President Obama does much the same thing except instead of wearing the same outfit every day he just outsources all that decision-making to someone else. So if he ever shows up to a press briefing in sweatpants, you know which staff member he just pissed off.
I do the same thing, but with thick white cotton socks. I buy a shitload at once, then once the pool gets too small to comfortably get through the week, I turn all the remaining good ones into shop rags and buy a fresh shitload. Because it’s now a few years later, and this year’s shitload (for some reason) can never be a match for the previous shitload. It’s not like they’re upgraded, but you can never find the same perfectly-cromulent white cotton tube sock two years running.
It’s kinda like how it was in the 80s, when you and all your friends all had VCRs, but no two of you ever had the same model.
They sell packs like this for ladies. Like, it will be a package of 7 socks, and they’re all the same color schemes but in different patterns. Used to get them all the time for my kid, who refused to wear socks that matched for years.
Sandals have been a staple for like ever. But I’m pouncing into REDACTED VC in the morning. Which means “how casual do you dress to make it look like you look casual but actually planned it.”.
Please, gender none specific peeps,.I get it. (Slap me if I’m being a weirdo)
My friend’s signature look is one red converse, one green one. He’s been doing it for a good 25 years now, it drives his wife mental. @japhroaig, just buy all black British army socks. They’re expensive, but you can, in a pinch, wear them for days and I’ve had 2 years wear out of the woollen ones. Why anyone buys any other colour sock than black is beyond me. THEY MUST MATCH AT ALL TIMES! People who dont understand this are right up there with folks who don’t care which way round the toilet roll goes (yes, they actually exist).

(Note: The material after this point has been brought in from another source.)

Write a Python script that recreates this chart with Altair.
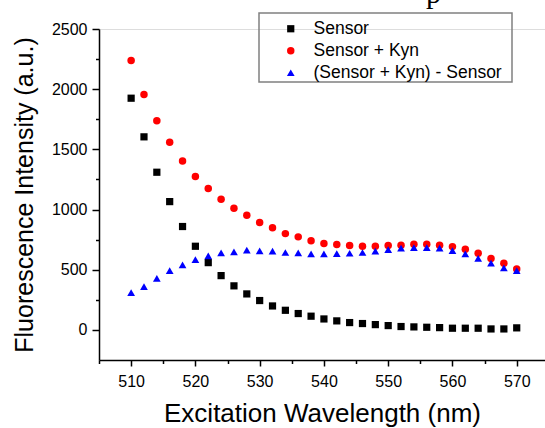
import altair as alt
import pandas as pd

wavelength = list(range(510, 571, 2))
sensor = [1925, 1604, 1310, 1066, 859, 695, 559, 451, 366, 299, 244, 199, 163, 136, 114,
          91, 75, 61, 53, 44, 36, 28, 25, 22, 19, 14, 14, 14, 8, 8, 17]
sensor_kyn = [2238, 1956, 1737, 1559, 1404, 1274, 1174, 1086, 1011, 953, 892, 848, 800, 773, 740,
              717, 709, 701, 695, 695, 701, 704, 712, 712, 704, 692, 670, 637, 593, 554, 507]
difference = [310, 360, 429, 493, 540, 584, 615, 640, 648, 662, 656, 654, 643, 640, 631,
              631, 634, 637, 643, 654, 667, 679, 684, 684, 679, 659, 631, 595, 554, 515, 493]

series_names = ["Sensor", "Sensor + Kyn", "(Sensor + Kyn) - Sensor"]
colors = ["#000000", "#ff0000", "#0000ff"]
shapes = ["square", "circle", "triangle-up"]
sizes = [52, 60, 130]

y_tick_values = list(range(0, 2501, 250))
x_tick_values = list(range(505, 571, 5))

rows = []
for name, vals in zip(series_names, [sensor, sensor_kyn, difference]):
    for w, v in zip(wavelength, vals):
        rows.append({"wavelength": w, "intensity": v, "series": name})
df = pd.DataFrame(rows)

FONT = "Liberation Sans"

leg = alt.Legend(orient="none", legendX=183, legendY=-9, labelFontSize=17.5, labelFont=FONT,
                 labelColor="black", labelOffset=14, rowPadding=3, padding=0,
                 symbolStrokeWidth=0, labelLimit=400)

points = alt.Chart(df).mark_point(filled=True, opacity=1, strokeWidth=0).encode(
    x=alt.X("wavelength:Q",
            scale=alt.Scale(domain=[505, 574.4], nice=False, zero=False),
            axis=alt.Axis(values=x_tick_values, format="d",
                          labelExpr="datum.value % 10 === 0 ? datum.label : ''",
                          labelOverlap=False, labelFlush=False,
                          tickSize={"condition": {"test": "datum.value % 10 === 0", "value": 6}, "value": 3.5},
                          title="Excitation Wavelength (nm)", titleFontSize=26, titleFont=FONT,
                          titleFontWeight="normal", titleColor="black",
                          titleX=223, titleY=61.5, titleAlign="center", titleBaseline="alphabetic",
                          grid=False, domainColor="black", domainWidth=1.5,
                          tickColor="black", tickWidth=1.5,
                          labelFontSize=16, labelFont=FONT, labelColor="black", labelPadding=7)),
    y=alt.Y("intensity:Q",
            scale=alt.Scale(domain=[-250, 2500], nice=False, zero=False),
            axis=alt.Axis(values=y_tick_values, format="d",
                          labelExpr="datum.value % 500 === 0 ? datum.label : ''",
                          labelOverlap=False,
                          tickSize={"condition": {"test": "datum.value % 500 === 0", "value": 7}, "value": 3.5},
                          title="Fluorescence Intensity (a.u.)", titleFontSize=25, titleFont=FONT,
                          titleFontWeight="normal", titleColor="black",
                          titleX=-67, titleY=165.5, titleAngle=270, titleAlign="center",
                          titleBaseline="alphabetic",
                          grid=False, domainColor="black", domainWidth=1.5,
                          tickColor="black", tickWidth=1.5,
                          labelFontSize=16, labelFont=FONT, labelColor="black", labelPadding=5)),
    color=alt.Color("series:N", title=None,
                    scale=alt.Scale(domain=series_names, range=colors), legend=leg),
    shape=alt.Shape("series:N", title=None,
                    scale=alt.Scale(domain=series_names, range=shapes), legend=leg),
    size=alt.Size("series:N", title=None,
                  scale=alt.Scale(domain=series_names, range=sizes), legend=leg),
)

frame = alt.Chart(pd.DataFrame({"a": [0]})).mark_rect(
    fillOpacity=0, stroke="#808080", strokeWidth=1.5
).encode(x=alt.value(160), x2=alt.value(413), y=alt.value(-16), y2=alt.value(53))

crop_text = alt.Chart(pd.DataFrame({"a": [0]})).mark_text(
    text="p", font="Liberation Serif", fontSize=30, align="left", baseline="alphabetic", color="black"
).encode(x=alt.value(327), y=alt.value(-26.5))

chart = alt.layer(frame, crop_text, points).properties(
    width=446, height=331,
    padding={"left": 99, "top": 29, "right": 0, "bottom": 68},
    autosize=alt.AutoSizeParams(type="none"),
    background="white",
).configure_view(strokeWidth=0).configure(font=FONT)

chart.save("out.html", embed_options={"renderer": "svg", "actions": False})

You should go to SOCK WORLD!!! My brother and I discovered a Sock World outlet, perhaps the only Sock World outlet, in a discount mall, and swore that, in the future, whenever we visited said mall, we must make a pilgrimage to Sock World and each buy the most special pair of socks we could find. Unfortunately, by the time we were both next out that way, Sock World was gone…
Tonight’s reminiscence was brought to you by Sock World. Tube socks, toe socks or lederhosen, for the home or for the office, for the foot or for the orifice, let Sock World take care of all of your sock needs.
One of my daughters was like this, except I didn’t have to buy the similar-but-different sets because she’d just re-purpose normal socks. Drove my dad nuts!
Costco sells these 4-packs of merino wool socks that are pretty much the greatest socks I’ve ever owned. I’m assuming they have a similar men’s product (but Mr. Bells is a bulk-pack-of-white-athletic-socks kind of guy, so I haven’t looked). My feet are always cold, except when I am wearing those. I avoid socks in the summer, but when the weather turns chilly those are the only socks I’ll wear.